As a Silicon Valley attorney and head of the legal department at a major global company, I've plowed through thousands of resumes and interviews. In this economy, you'd think candidates would over-prepare for an interview -- but even a remarkable hire on paper often disappoints after shaking my hand. So I'd like to argue my case for how a job interview is like a trial. Members of the jury, allow me to explain.
First: research. You have to know the rules of the game to find the crevices that need to be filled -- crevices you're qualified to fill. So if you're a salesperson, understand their sales model; if you're in finance, find out if they have reserves against future liabilities. Organize your research and bring it in a binder. A good attorney doesn't leave the evidence at home.

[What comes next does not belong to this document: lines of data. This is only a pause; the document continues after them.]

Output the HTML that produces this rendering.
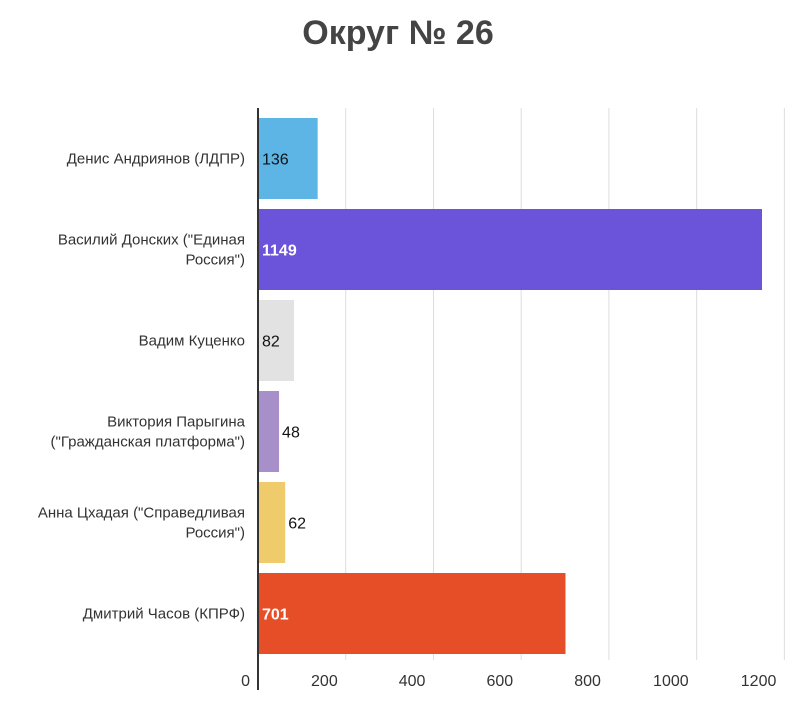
<!DOCTYPE html>
<html><head><meta charset="utf-8">
<style>
body{margin:0;background:#fff;font-family:"Liberation Sans",sans-serif;}
svg{display:block}
</style></head>
<body>
<svg id="c" width="800" height="705">
<text x="398" y="44" text-anchor="middle" font-size="34" font-weight="bold" fill="#444">Округ № 26</text>
<g id="grid"></g><g id="bars"></g><g id="cats"></g><g id="ticks"></g>
<line x1="258" y1="108" x2="258" y2="690" stroke="#333" stroke-width="2"/>
</svg>
<script>
const categories=[["Денис Андриянов (ЛДПР)"],["Василий Донских (\"Единая","Россия\")"],["Вадим Куценко"],["Виктория Парыгина","(\"Гражданская платформа\")"],["Анна Цхадая (\"Справедливая","Россия\")"],["Дмитрий Часов (КПРФ)"]];
const values=[136,1149,82,48,62,701];
const colors=["#5db5e6","#6b54da","#e2e2e2","#a78fc9","#f0cb6c","#e64e27"];
const tickValues=[0,200,400,600,800,1000,1200];
const x0=258,scale=(762-258)/1149,topY=113,band=91,bh=81;
const X=v=>x0+v*scale;
const ns="http://www.w3.org/2000/svg";
function mk(t,a,p){const e=document.createElementNS(ns,t);for(const k in a)e.setAttribute(k,a[k]);p.appendChild(e);return e;}
const G=document.getElementById('grid'),B=document.getElementById('bars'),C=document.getElementById('cats'),T=document.getElementById('ticks');
tickValues.forEach(v=>{
 if(v>0){const l=mk('line',{x1:X(v),x2:X(v),y1:108,y2:660,stroke:'#ddd','stroke-width':1},G);
 
 }
 const t=mk('text',{x:X(v)-8,y:686,'text-anchor':'end','font-size':16,fill:'#333'},T);t.textContent=v;
 
 
});
values.forEach((v,i)=>{
 const y=topY+i*band+5;
 const r=mk('rect',{x:x0,y:y,width:X(v)-x0,height:bh,fill:colors[i]},B);
 
 
 const w=X(v)-x0, inside=w>30, white=w>200;
 const t=mk('text',{x:inside?x0+4:X(v)+3,y:y+bh/2+6,'font-size':16,fill:white?'#fff':'#111','font-weight':white?'bold':'normal'},B);
 t.textContent=v;
 
 
 const lines=categories[i];
 const cy=y+bh/2+5-(lines.length-1)*10;
 lines.forEach((s,j)=>{const ct=mk('text',{x:245,y:cy+j*20,'text-anchor':'end','font-size':15,fill:'#333'},C);ct.textContent=s;
 
 });
});
</script>
</body></html>
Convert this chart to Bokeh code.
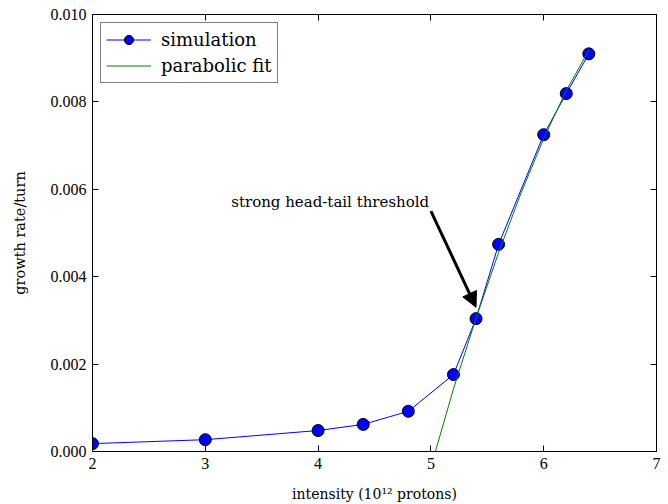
from bokeh.plotting import figure
from bokeh.models import Range1d, LinearAxis, Legend, LegendItem, Arrow, NormalHead, Label, FixedTicker, NumeralTickFormatter
from bokeh.embed import file_html
from bokeh.resources import INLINE

# data
intensity = [2.0, 3.0, 4.0, 4.4, 4.8, 5.2, 5.4, 5.6, 6.0, 6.2, 6.4]
growth = [0.00018, 0.00027, 0.00048, 0.00062, 0.00092, 0.00176, 0.00304, 0.00474, 0.00725, 0.00819, 0.00910]
fit_x = [5.04, 5.2, 5.4, 5.6, 5.8, 6.0, 6.2, 6.4]
fit_y = [0.0, 0.00143, 0.00305, 0.00455, 0.00592, 0.00716, 0.00826, 0.00918]
x_ticks = [2, 3, 4, 5, 6, 7]
y_ticks = [0.0, 0.002, 0.004, 0.006, 0.008, 0.010]
annot_text = "strong head-tail threshold"
annot_xy = (5.40, 0.00330)
annot_start = (5.0, 0.0055)
annot_text_xy = (3.23, 0.0055)

SERIF = "DejaVu Serif"
TICKFONT = "Liberation Serif"

p = figure(width=668, height=504, output_backend="svg", toolbar_location=None,
           x_range=Range1d(2, 7), y_range=Range1d(0, 0.010),
           min_border_left=92, min_border_right=12, min_border_top=14, min_border_bottom=53,
           x_axis_location=None, y_axis_location=None)
p.grid.visible = False
p.outline_line_color = "black"
p.outline_line_width = 1
p.background_fill_color = "white"
p.border_fill_color = "white"

def style_axis(ax, labels=True):
    ax.major_tick_in = 6
    ax.major_tick_out = 0
    ax.minor_tick_in = 0
    ax.minor_tick_out = 0
    ax.axis_line_color = "black"
    ax.major_tick_line_color = "black"
    ax.major_label_text_font = TICKFONT
    ax.major_label_text_font_size = "16px"
    ax.major_label_text_color = "black"
    ax.axis_label_text_font = SERIF
    ax.axis_label_text_font_style = "normal"
    ax.axis_label_text_color = "black"
    if not labels:
        ax.major_label_text_font_size = "0px"
        ax.major_label_text_alpha = 0

xb = LinearAxis(ticker=FixedTicker(ticks=x_ticks), axis_label="intensity (10¹² protons)")
style_axis(xb)
xb.axis_label_text_font_size = "14px"
xb.axis_label_standoff = 14
xb.major_label_standoff = 6
p.add_layout(xb, "below")

xt = LinearAxis(ticker=FixedTicker(ticks=x_ticks))
style_axis(xt, labels=False)
p.add_layout(xt, "above")

yl = LinearAxis(ticker=FixedTicker(ticks=y_ticks), axis_label="growth rate/turn",
                formatter=NumeralTickFormatter(format="0.000"))
style_axis(yl)
yl.axis_label_text_font_size = "14.5px"
yl.axis_label_standoff = 20
yl.major_label_standoff = 6
p.add_layout(yl, "left")

yr = LinearAxis(ticker=FixedTicker(ticks=y_ticks))
style_axis(yr, labels=False)
p.add_layout(yr, "right")

sim_line = p.line(intensity, growth, line_color="blue", line_width=1)
sim_pts = p.scatter(intensity, growth, size=12, fill_color="blue", line_color="black", line_width=1)
fit_line = p.line(fit_x, fit_y, line_color="#008000", line_width=1)

p.add_layout(Arrow(end=NormalHead(size=15, fill_color="black", line_color="black"),
                   x_start=annot_start[0], y_start=annot_start[1], x_end=annot_xy[0], y_end=annot_xy[1],
                   line_color="black", line_width=3))
p.add_layout(Label(x=annot_text_xy[0], y=annot_text_xy[1], text=annot_text,
                   text_font=SERIF, text_font_size="15px", text_color="black"))

legend = Legend(items=[LegendItem(label="simulation", renderers=[sim_line, sim_pts]),
                       LegendItem(label="parabolic fit", renderers=[fit_line])],
                location="top_left", border_line_color="black", border_line_width=1,
                label_text_font=SERIF, label_text_font_size="18px", label_text_color="black",
                glyph_width=45, glyph_height=23, label_height=23, label_standoff=10,
                spacing=3, padding=5, margin=8,
                background_fill_alpha=1)
p.add_layout(legend)

open("out.html", "w").write(file_html(p, INLINE))
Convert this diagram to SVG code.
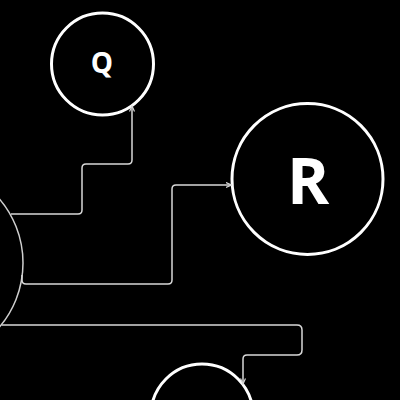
<svg xmlns="http://www.w3.org/2000/svg" width="400" height="400" viewBox="0 0 400 400">
<defs>
<style>
.node{fill:#000;stroke:#fff;stroke-width:3}
.lbl{fill:#fff;font-family:"Open Sans","DejaVu Sans",sans-serif;font-weight:bold;text-anchor:middle}
.edge{fill:none;stroke:#d8d8d8;stroke-width:1.5}
</style>
<marker id="arr" markerWidth="8" markerHeight="8" refX="6" refY="3" orient="auto" markerUnits="userSpaceOnUse">
<path d="M0.5,0.5 L6,3 L0.5,5.5" fill="none" stroke="#d8d8d8" stroke-width="1.2"/>
</marker>
</defs>
<rect width="400" height="400" fill="#000"/>
<g id="node-left"><circle cx="-76" cy="263" r="99" fill="#000" stroke="#cfcfcf" stroke-width="1.5"/></g>
<g id="node-Q"><circle class="node" cx="102.5" cy="64" r="51"/><text class="lbl" x="102" y="73" font-size="28">Q</text></g>
<g id="node-R"><circle class="node" cx="307.5" cy="179" r="75.5"/><text class="lbl" x="308" y="204" font-size="64">R</text></g>
<g id="node-bottom"><circle class="node" cx="202" cy="415" r="51"/></g>
<g id="connectors">
<path class="edge" marker-end="url(#arr)" d="M11,214 H78 Q82,214 82,210 V168 Q82,164 86,164 H128 Q132,164 132,160 V106"/>
<path class="edge" marker-end="url(#arr)" d="M22,275 V280 Q22,284 26,284 H168 Q172,284 172,280 V189 Q172,185 176,185 H231.5"/>
<path class="edge" marker-end="url(#arr)" d="M1.5,325 H297 Q302,325 302,330 V350 Q302,355 297,355 H247 Q243,355 243,359 V384"/>
</g>
</svg>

Next, identify relevant themes in your professional history and craft a narrative where a job at Best Company, Inc. is an ideal fit for you and the company. And while you're at it, engage your jury. Interviews shouldn't be inquisitions. Establish rapport by asking appealing questions, like "What have you learned here that you didn't know?" You'll get insight into a person and a company -- and the jury will appreciate that you value their experience and opinion.
The closing statement is important. Before leaving, reinforce your themes and ask the interviewer if you'd be a good fit for the job. This is your chance to field any objections.
Last but not least, don't get sloppy with the post-trial motions. You wouldn't send a judge an email, so don't email thank you notes either. I get these all the time and they're truly underwhelming. Whip out some professional stationery or a notecard and jot a note to each person you met. Express enthusiasm for the position. Sign it. Yes, remember signatures?